▸ **Your instructions**: From the listing that follows, reproduce only the lines from the one holding "Output the Python" through the one holding "from bokeh.resources import INLINE", both included, with no pictures.
++++++
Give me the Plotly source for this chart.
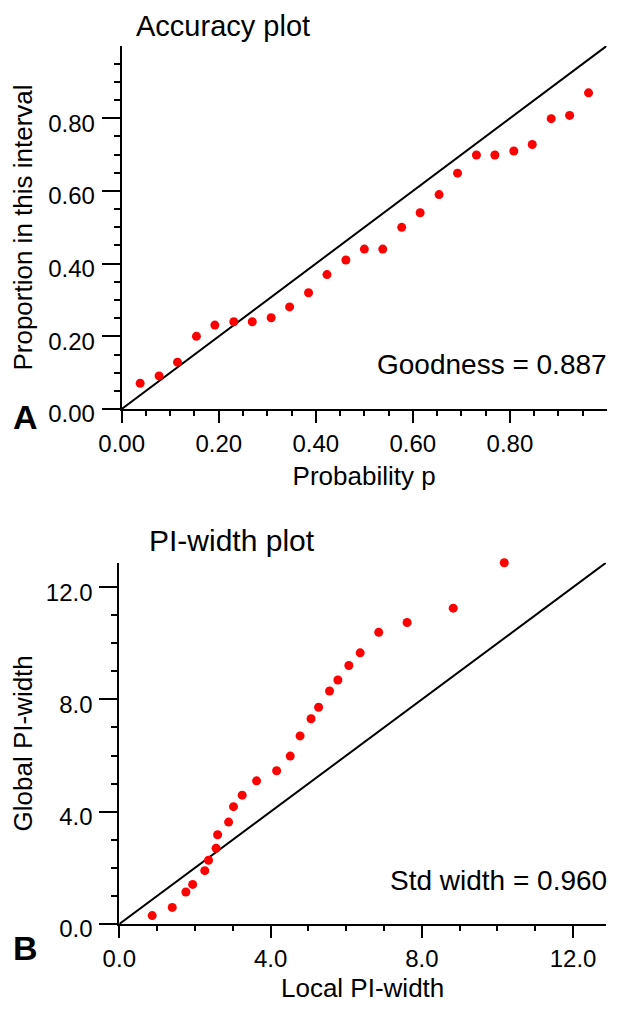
import plotly.graph_objects as go

# ---- Data ----
acc_p = [0.038, 0.077, 0.115, 0.154, 0.192, 0.231, 0.269, 0.308, 0.346, 0.385,
         0.423, 0.462, 0.500, 0.538, 0.577, 0.615, 0.654, 0.692, 0.731, 0.769,
         0.808, 0.846, 0.885, 0.923, 0.962]
acc_prop = [0.071, 0.091, 0.129, 0.200, 0.231, 0.240, 0.240, 0.251, 0.281, 0.320,
            0.370, 0.410, 0.440, 0.440, 0.500, 0.540, 0.590, 0.649, 0.699, 0.699,
            0.710, 0.728, 0.799, 0.808, 0.870]
acc_diag = [0.0, 1.0]
acc_ticks = [0.0, 0.2, 0.4, 0.6, 0.8]

local_w = [0.87, 1.40, 1.76, 1.94, 2.26, 2.36, 2.56, 2.60, 2.89, 3.02,
           3.25, 3.63, 4.16, 4.52, 4.78, 5.07, 5.27, 5.56, 5.78, 6.07,
           6.37, 6.86, 7.61, 8.83, 10.18]
global_w = [0.30, 0.59, 1.14, 1.41, 1.90, 2.27, 2.70, 3.18, 3.63, 4.18,
            4.59, 5.10, 5.46, 5.98, 6.70, 7.31, 7.72, 8.30, 8.69, 9.21,
            9.66, 10.39, 10.74, 11.25, 12.87]
pi_diag = [0.0, 12.87]
pi_ticks = [0.0, 4.0, 8.0, 12.0]

FONT = "Liberation Sans, Arial, Helvetica, sans-serif"
# page body has an 8px margin; the figure is sized to fit inside the window
OFF = 8
W, H = 624 - 2 * OFF, 1011 - 2 * OFF

fig = go.Figure()

# Top: accuracy plot
fig.add_trace(go.Scatter(x=acc_diag, y=acc_diag, mode="lines",
                         line=dict(color="black", width=2), cliponaxis=False,
                         xaxis="x", yaxis="y", showlegend=False, hoverinfo="skip"))
fig.add_trace(go.Scatter(x=acc_p, y=acc_prop, mode="markers",
                         marker=dict(color="#ff0000", size=9), cliponaxis=False,
                         xaxis="x", yaxis="y", showlegend=False))
# Bottom: PI-width plot
fig.add_trace(go.Scatter(x=pi_diag, y=pi_diag, mode="lines",
                         line=dict(color="black", width=2), cliponaxis=False,
                         xaxis="x2", yaxis="y2", showlegend=False, hoverinfo="skip"))
fig.add_trace(go.Scatter(x=local_w, y=global_w, mode="markers",
                         marker=dict(color="#ff0000", size=9), cliponaxis=False,
                         xaxis="x2", yaxis="y2", showlegend=False))

def px_x(p):
    return (p - OFF) / W

def px_y(p):
    return 1 - (p - OFF) / H

tickfont = dict(family=FONT, size=24, color="black")
titlefont = dict(family=FONT, size=26, color="black")

def xaxis(dom, rng, tickvals, fmt, minor_dtick, anchor, title):
    return dict(domain=dom, range=rng, anchor=anchor, automargin=False,
                showline=True, linecolor="black",
                linewidth=2, showgrid=False, zeroline=False, ticks="outside",
                ticklen=12, tickwidth=2, tickcolor="black", tickvals=tickvals,
                tickformat=fmt, tickfont=tickfont,
                minor=dict(dtick=minor_dtick, tick0=0, ticks="outside", ticklen=5,
                           tickwidth=2, tickcolor="black", showgrid=False),
                title=dict(text=title, font=titlefont, standoff=11))

def yaxis(dom, rng, tickvals, fmt, minor_dtick, anchor, title):
    return dict(domain=dom, range=rng, anchor=anchor, automargin=False,
                showline=True, linecolor="black",
                linewidth=2, showgrid=False, zeroline=False, ticks="outside",
                ticklen=18, tickwidth=2, tickcolor="black", tickvals=tickvals,
                tickformat=fmt, tickfont=tickfont, ticklabelstandoff=2,
                ticklabelshift=5,
                minor=dict(dtick=minor_dtick, tick0=0, ticks="outside", ticklen=6,
                           tickwidth=2, tickcolor="black", showgrid=False),
                title=dict(text=title, font=titlefont, standoff=8))

fig.update_layout(
    width=W, height=H,
    margin=dict(l=0, r=0, t=0, b=0),
    paper_bgcolor="white", plot_bgcolor="white",
    font=dict(family=FONT, color="black"),
    xaxis=xaxis([px_x(121.7), px_x(606.5)], [0, 0.999], acc_ticks, ".2f", 0.05, "y",
                "Probability p"),
    yaxis=yaxis([px_y(409), px_y(46)], [0, 0.999], acc_ticks, ".2f", 0.05, "x",
                "Proportion in this interval"),
    xaxis2=xaxis([px_x(119.3), px_x(606)], [0, 12.87], pi_ticks, ".1f", 1, "y2",
                 "Local PI-width"),
    yaxis2=yaxis([px_y(924), px_y(562.7)], [0, 12.87], pi_ticks, ".1f", 1, "x2",
                 "Global PI-width"),
)

ann = [
    dict(text="Accuracy plot", x=px_x(134), y=1.0, xanchor="left", yanchor="top",
         font=dict(family=FONT, size=29)),
    dict(text="Goodness = 0.887", x=px_x(609), y=px_y(365), xanchor="right", yanchor="middle",
         font=dict(family=FONT, size=28)),
    dict(text="<b>A</b>", x=px_x(25), y=px_y(417), xanchor="center", yanchor="middle",
         font=dict(family=FONT, size=34)),
    dict(text="PI-width plot", x=px_x(147), y=px_y(540), xanchor="left", yanchor="middle",
         font=dict(family=FONT, size=30)),
    dict(text="Std width = 0.960", x=px_x(609), y=px_y(880), xanchor="right", yanchor="middle",
         font=dict(family=FONT, size=28)),
    dict(text="<b>B</b>", x=px_x(25), y=px_y(948), xanchor="center", yanchor="middle",
         font=dict(family=FONT, size=34)),
]
for a in ann:
    a.update(xref="paper", yref="paper", showarrow=False)
    a["font"]["color"] = "black"
fig.update_layout(annotations=ann)

fig.write_html("out.html")
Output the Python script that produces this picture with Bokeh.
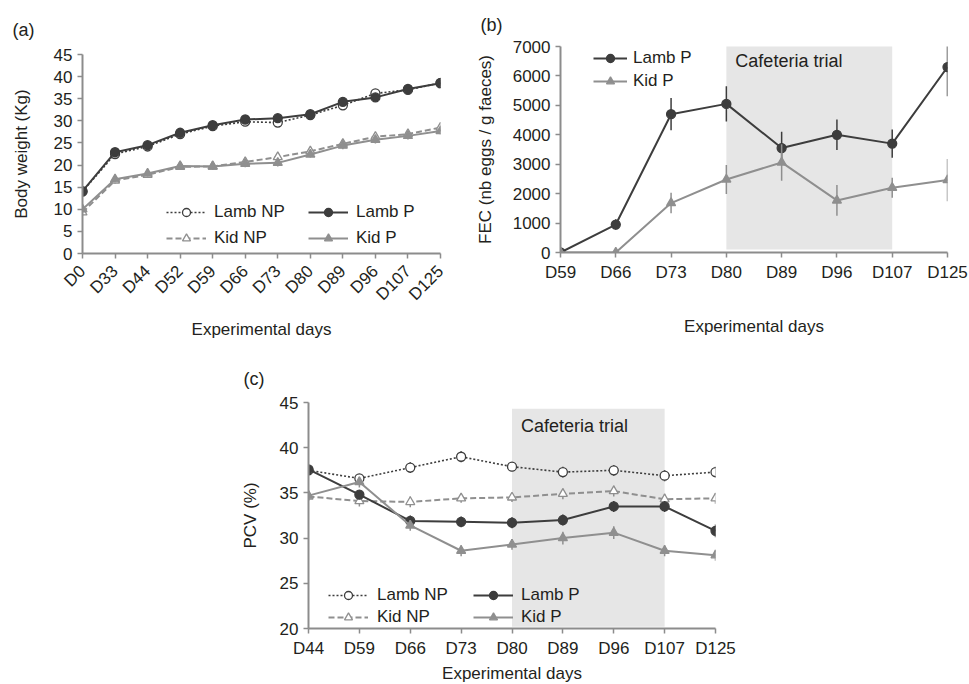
from bokeh.plotting import figure
from bokeh.models import (Legend, LegendItem, Label, FixedTicker, Range1d,
                          BoxAnnotation, Spacer, ColumnDataSource)
from bokeh.layouts import row, column
from bokeh.embed import file_html
from bokeh.resources import INLINE

# ---------------- data ----------------
# (a) body weight
days_a = ["D0", "D33", "D44", "D52", "D59", "D66", "D73", "D80", "D89", "D96", "D107", "D125"]
lamb_np_a = [14.0, 22.5, 24.2, 27.0, 28.8, 29.8, 29.6, 31.3, 33.5, 36.2, 37.0, 38.6]
lamb_p_a = [14.1, 22.9, 24.5, 27.3, 29.0, 30.3, 30.6, 31.5, 34.3, 35.3, 37.2, 38.5]
kid_np_a = [9.3, 16.5, 17.8, 19.6, 19.7, 20.7, 21.8, 23.1, 24.8, 26.4, 27.0, 28.5]
kid_p_a = [10.0, 16.8, 18.1, 19.8, 19.7, 20.3, 20.5, 22.4, 24.4, 25.7, 26.6, 27.7]
err_a = [0.7, 0.7, 0.7, 0.7, 0.7, 0.8, 0.8, 0.7, 0.8, 0.8, 0.8, 0.8]

# (b) faecal egg counts
days_b = ["D59", "D66", "D73", "D80", "D89", "D96", "D107", "D125"]
lamb_p_b = [0, 950, 4700, 5050, 3550, 4000, 3700, 6300]
lamb_p_b_err = [0, 180, 550, 600, 550, 520, 480, 990]
kid_p_b = [0, 0, 1680, 2480, 3060, 1770, 2200, 2460]
kid_p_b_err = [0, 0, 350, 490, 620, 520, 340, 720]

# (c) packed cell volume
days_c = ["D44", "D59", "D66", "D73", "D80", "D89", "D96", "D107", "D125"]
lamb_np_c = [37.5, 36.6, 37.8, 39.0, 37.9, 37.3, 37.5, 36.9, 37.3]
kid_np_c = [34.6, 34.1, 34.0, 34.4, 34.5, 34.9, 35.2, 34.3, 34.4]
lamb_p_c = [37.6, 34.8, 31.9, 31.8, 31.7, 32.0, 33.5, 33.5, 30.8]
kid_p_c = [34.7, 36.2, 31.4, 28.6, 29.3, 30.0, 30.6, 28.6, 28.1]
lamb_np_c_err = [0.5, 0.5, 0.6, 0.6, 0.5, 0.6, 0.6, 0.6, 0.6]
kid_np_c_err = [0.5, 0.6, 0.6, 0.5, 0.5, 0.6, 0.6, 0.6, 0.6]
lamb_p_c_err = [0.5, 0.5, 0.6, 0.6, 0.6, 0.6, 0.6, 0.6, 0.7]
kid_p_c_err = [0.5, 0.6, 0.6, 0.6, 0.6, 0.7, 0.7, 0.6, 0.6]

trial_start, trial_end = "D80", "D107"
ticks_a = [0, 5, 10, 15, 20, 25, 30, 35, 40, 45]
ticks_b = [0, 1000, 2000, 3000, 4000, 5000, 6000, 7000]
ticks_c = [20, 25, 30, 35, 40, 45]

# ---------------- style ----------------
FONT = "Liberation Sans"
DARK = "#3d3d3d"
GRAY = "#8f8f8f"
AXIS = "#8c8c8c"
SHADE = "#e6e6e6"
TXT = "#231f20"


def make_fig(fw, fh, left, right, top, bottom, xr, yr, tag, tag_offset, tag_standoff):
    p = figure(frame_width=fw, frame_height=fh, min_border_left=left, min_border_right=right,
               min_border_top=top, min_border_bottom=bottom, x_range=xr, y_range=yr,
               output_backend="svg", toolbar_location=None, outline_line_color=None,
               background_fill_color="white", border_fill_color="white")
    p.title.text = tag
    p.title.align = "left"
    p.title.offset = tag_offset
    p.title.standoff = tag_standoff
    p.title.text_font = FONT
    p.title.text_font_size = "18px"
    p.title.text_font_style = "normal"
    p.title.text_color = TXT
    p.xgrid.visible = False
    p.ygrid.visible = False
    for ax in (p.xaxis[0], p.yaxis[0]):
        ax.axis_line_color = AXIS
        ax.axis_line_width = 2
        ax.major_tick_line_color = AXIS
        ax.major_tick_line_width = 1.5
        ax.major_tick_out = 5
        ax.major_tick_in = 0
        ax.minor_tick_line_color = None
        ax.major_label_text_font = FONT
        ax.major_label_text_font_size = "17px"
        ax.major_label_text_color = TXT
        ax.axis_label_text_font = FONT
        ax.axis_label_text_font_size = "17px"
        ax.axis_label_text_font_style = "normal"
        ax.axis_label_text_color = TXT
    return p


def series(p, xs, ys, errs, color, dash, marker, fill, size, width=2):
    src = ColumnDataSource(dict(x=xs, y=ys,
                                lo=[y - e for y, e in zip(ys, errs)],
                                hi=[y + e for y, e in zip(ys, errs)]))
    p.segment(x0="x", y0="lo", x1="x", y1="hi", source=src, line_color=color, line_width=1.5)
    ln = p.line("x", "y", source=src, line_color=color, line_width=width, line_dash=dash)
    sc = p.scatter("x", "y", source=src, marker=marker, size=size, line_color=color,
                   fill_color=fill, line_width=1.3)
    return [ln, sc]


def legend(p, items, loc, gw, standoff, spacing):
    lg = Legend(items=[LegendItem(label=l, renderers=r) for l, r in items], location=loc,
                glyph_width=gw, glyph_height=20, label_height=20, label_standoff=standoff,
                spacing=spacing, padding=0, margin=0, border_line_color=None,
                background_fill_alpha=0, label_text_font=FONT, label_text_font_size="17px",
                label_text_color=TXT)
    p.add_layout(lg)


# ---------------- panel (a) ----------------
xa = list(range(len(days_a)))
pa = make_fig(358, 199, 82, 30, 53, 97, Range1d(0, len(days_a) - 1), Range1d(0, 45),
              "(a)", -70, 29)
pa.xaxis.ticker = FixedTicker(ticks=xa)
pa.xaxis.major_label_overrides = {i: d for i, d in enumerate(days_a)}
pa.xaxis.major_label_orientation = 0.785398
pa.xaxis.major_label_standoff = 10
pa.xaxis.axis_label = "Experimental days"
pa.xaxis.axis_label_standoff = 6
pa.yaxis.ticker = FixedTicker(ticks=ticks_a)
pa.yaxis.axis_label = "Body weight (Kg)"
pa.yaxis.axis_label_standoff = 20
r_lnp = series(pa, xa, lamb_np_a, err_a, DARK, "2 2", "circle", "white", 9, 1.6)
r_knp = series(pa, xa, kid_np_a, err_a, GRAY, "6 3", "triangle", "white", 9)
r_lp = series(pa, xa, lamb_p_a, err_a, DARK, "solid", "circle", DARK, 9)
r_kp = series(pa, xa, kid_p_a, err_a, GRAY, "solid", "triangle", GRAY, 9)
legend(pa, [("Lamb NP", r_lnp), ("Kid NP", r_knp)], (84, 5), 40, 8, 6)
legend(pa, [("Lamb P", r_lp), ("Kid P", r_kp)], (226, 5), 40, 8, 6)

# ---------------- panel (b) ----------------
xb = list(range(len(days_b)))
pb = make_fig(387, 206, 90, 22, 46, 98, Range1d(0, len(days_b) - 1), Range1d(0, 7000),
              "(b)", -80, 24)
pb.xaxis.ticker = FixedTicker(ticks=xb)
pb.xaxis.major_label_overrides = {i: d for i, d in enumerate(days_b)}
pb.xaxis.axis_label = "Experimental days"
pb.xaxis.axis_label_standoff = 32
pb.yaxis.ticker = FixedTicker(ticks=ticks_b)
pb.yaxis.axis_label = "FEC (nb eggs / g faeces)"
pb.yaxis.axis_label_standoff = 15
pb.add_layout(BoxAnnotation(left=days_b.index(trial_start), right=days_b.index(trial_end),
                            bottom=100, top=7100, fill_color=SHADE, fill_alpha=1,
                            line_color=None, level="underlay"))
pb.add_layout(Label(x=days_b.index(trial_start), y=6520, x_offset=9, text="Cafeteria trial",
                    text_font=FONT, text_font_size="18px", text_color=TXT,
                    text_baseline="middle"))
rb_lp = series(pb, xb, lamb_p_b, lamb_p_b_err, DARK, "solid", "circle", DARK, 9)
rb_kp = series(pb, xb, kid_p_b, kid_p_b_err, GRAY, "solid", "triangle", GRAY, 9)
legend(pb, [("Lamb P", rb_lp), ("Kid P", rb_kp)], (33, 161), 34, 6, 3)

# ---------------- panel (c) ----------------
xc = list(range(len(days_c)))
pc = make_fig(407, 226, 80, 40, 52, 56, Range1d(0, len(days_c) - 1), Range1d(20, 45),
              "(c)", -65, 27)
pc.xaxis.ticker = FixedTicker(ticks=xc)
pc.xaxis.major_label_overrides = {i: d for i, d in enumerate(days_c)}
pc.xaxis.axis_label = "Experimental days"
pc.xaxis.axis_label_standoff = 3
pc.xaxis.major_tick_out = 5
pc.xaxis.major_label_standoff = 5
pc.yaxis.ticker = FixedTicker(ticks=ticks_c)
pc.yaxis.axis_label = "PCV (%)"
pc.yaxis.axis_label_standoff = 17
pc.add_layout(BoxAnnotation(left=days_c.index(trial_start), right=days_c.index(trial_end),
                            bottom=20.2, top=44.3, fill_color=SHADE, fill_alpha=1,
                            line_color=None, level="underlay"))
pc.add_layout(Label(x=days_c.index(trial_start), y=42.4, x_offset=9, text="Cafeteria trial",
                    text_font=FONT, text_font_size="18px", text_color=TXT,
                    text_baseline="middle"))
rc_lnp = series(pc, xc, lamb_np_c, lamb_np_c_err, DARK, "2 2", "circle", "white", 9, 1.6)
rc_knp = series(pc, xc, kid_np_c, kid_np_c_err, GRAY, "6 3", "triangle", "white", 9)
rc_lp = series(pc, xc, lamb_p_c, lamb_p_c_err, DARK, "solid", "circle", DARK, 9)
rc_kp = series(pc, xc, kid_p_c, kid_p_c_err, GRAY, "solid", "triangle", GRAY, 9)
legend(pc, [("Lamb NP", rc_lnp), ("Kid NP", rc_knp)], (20, 1), 40, 9, 2)
legend(pc, [("Lamb P", rc_lp), ("Kid P", rc_kp)], (165, 1), 40, 8, 2)

layout = column(row(column(Spacer(width=470, height=1), pa), pb),
                row(Spacer(width=228, height=10), pc))

open("out.html", "w").write(file_html(layout, INLINE))
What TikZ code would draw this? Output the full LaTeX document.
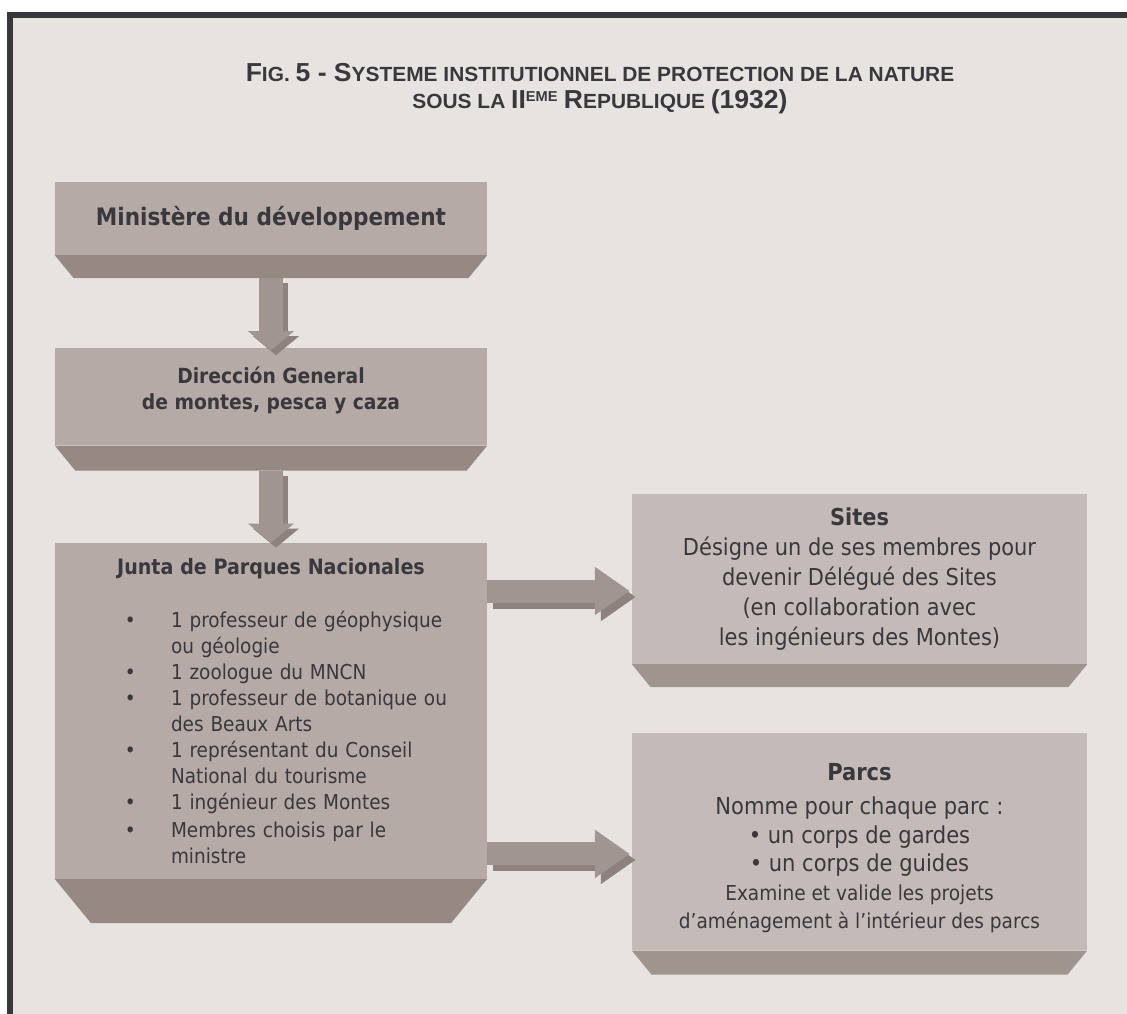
\documentclass[tikz,border=0pt]{standalone}
\usepackage{fontspec}
\usepackage{graphicx}
\setmainfont{DejaVu Sans Condensed}[BoldFont={DejaVu Sans Condensed Bold}]
\newfontfamily\titrefont{Liberation Sans}[BoldFont={Liberation Sans Bold}]
\usetikzlibrary{positioning,calc,arrows.meta}

\definecolor{fond}{HTML}{E6E3E0}
\definecolor{cadre}{HTML}{37373C}
\definecolor{encre}{HTML}{38383D}
\definecolor{face}{HTML}{B5AAA6}
\definecolor{facer}{HTML}{C4BBB8}
\definecolor{socle}{HTML}{968883}
\definecolor{socler}{HTML}{A0948F}
\definecolor{fleche}{HTML}{A19592}
\definecolor{ombre}{HTML}{8F827E}

% grandes capitales du titre
\newcommand{\gc}[1]{{\fontsize{26pt}{27pt}\selectfont #1}}
% puce de la liste de la Junta
\newcommand{\puce}{\makebox[116pt][l]{\hspace{70pt}\textbullet}}
% socle en biseau sous une boite
\newcommand{\base}[3]{\fill[#3] (#1.south west) -- (#1.south east) -- ++(-0.82*#2,#2) -- ($(#1.south west)+(0.82*#2,#2)$) -- cycle;}

\begin{document}
\begin{tikzpicture}[x=1pt,y=-1pt,
  boite/.style={fill=face,text=encre,minimum width=432pt,inner sep=0pt,align=center},
  boiter/.style={boite,fill=facer,minimum width=455pt},
  fl/.style={line width=24pt,fleche,-{Triangle[width=45pt,length=19pt]}},
  flr/.style={line width=23pt,fleche,-{Triangle[width=46pt,length=35pt]}}]
  \useasboundingbox (0,0) rectangle (1127,1014);
  \fill[white] (0,0) rectangle (1127,1014);
  \fill[fond] (10,15) rectangle (1127,1014);
  \draw[cadre,line width=6pt] (10,1014) -- (10,15) -- (1127,15);

  \node[text=encre,align=center,font=\titrefont\bfseries\fontsize{20.5pt}{27pt}\selectfont] (titre) at (600,89)
    {\scalebox{1.02}[1]{\gc{F}IG.\ \gc{5 - S}YSTEME INSTITUTIONNEL DE PROTECTION DE LA NATURE}\\
     \scalebox{1.02}[1]{SOUS LA \gc{II}\textsuperscript{EME} \gc{R}EPUBLIQUE \gc{(1932)}}};

  \node[boite,minimum height=73pt,font=\bfseries\fontsize{24pt}{28pt}\selectfont] (min) at (271,218.5) {Ministère du développement};
  \node[boite,minimum height=97pt,below=93pt of min,font=\bfseries\fontsize{20.8pt}{26pt}\selectfont] (dir) {Dirección General\\de montes, pesca y caza\rule[-17pt]{0pt}{17pt}};
  \node[boite,minimum height=336pt,text width=432pt,align=left,below=97pt of dir,font=\fontsize{20.5pt}{26pt}\selectfont] (junta) {%
    \makebox[432pt]{\bfseries\fontsize{21.2pt}{26pt}\selectfont Junta de Parques Nacionales}\\[27pt]
    \puce 1 professeur de géophysique\\
    \hspace*{116pt}ou géologie\\
    \puce 1 zoologue du MNCN\\
    \puce 1 professeur de botanique ou\\
    \hspace*{116pt}des Beaux Arts\\
    \puce 1 représentant du Conseil\\
    \hspace*{116pt}National du tourisme\\
    \puce 1 ingénieur des Montes\\[2pt]
    \puce Membres choisis par le\\
    \hspace*{116pt}ministre};

  \node[boiter,minimum height=170pt,font=\fontsize{23.3pt}{30pt}\selectfont] (sites) at (859.5,579)
    {\textbf{Sites}\\Désigne un de ses membres pour\\devenir Délégué des Sites\\(en collaboration avec\\les ingénieurs des Montes)};
  \node[boiter,minimum height=217pt,below=69pt of sites,font=\fontsize{23.4pt}{28.5pt}\selectfont] (parcs)
    {\rule{0pt}{29pt}\textbf{Parcs}\\[6pt]Nomme pour chaque parc :\\\textbullet\ un corps de gardes\\\textbullet\ un corps de guides\\
     {\fontsize{20.6pt}{27pt}\selectfont Examine et valide les projets}\\
     {\fontsize{20.6pt}{27pt}\selectfont d’aménagement à l’intérieur des parcs}};

  \base{min}{23}{socle}
  \base{dir}{25}{socle}
  \base{junta}{44}{socle}
  \base{sites}{23}{socler}
  \base{parcs}{24}{socler}

  \coordinate (s1) at ($(sites.west)+(-2,12)$);
  \coordinate (p1) at ($(parcs.west)+(-2,12)$);

  \draw[fl,ombre,transform canvas={shift={(5pt,-5pt)}}] ($(min.south)+(0,23)$) -- ($(dir.north)+(0,2)$);
  \draw[fl] ($(min.south)+(0,23)$) -- ($(dir.north)+(0,2)$);
  \draw[fl,ombre,transform canvas={shift={(5pt,-5pt)}}] ($(dir.south)+(0,25)$) -- (junta.north);
  \draw[fl] ($(dir.south)+(0,25)$) -- (junta.north);
  \draw[flr,ombre,transform canvas={shift={(6pt,-6pt)}}] (junta.east |- s1) -- (s1);
  \draw[flr] (junta.east |- s1) -- (s1);
  \draw[flr,ombre,transform canvas={shift={(6pt,-6pt)}}] (junta.east |- p1) -- (p1);
  \draw[flr] (junta.east |- p1) -- (p1);
\end{tikzpicture}
\end{document}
++++++
▸ **Answer in full**:
Output the Python script that produces this picture with Bokeh.
from bokeh.plotting import figure
from bokeh.models import (Legend, LegendItem, Label, FixedTicker, Range1d,
                          BoxAnnotation, Spacer, ColumnDataSource)
from bokeh.layouts import row, column
from bokeh.embed import file_html
from bokeh.resources import INLINE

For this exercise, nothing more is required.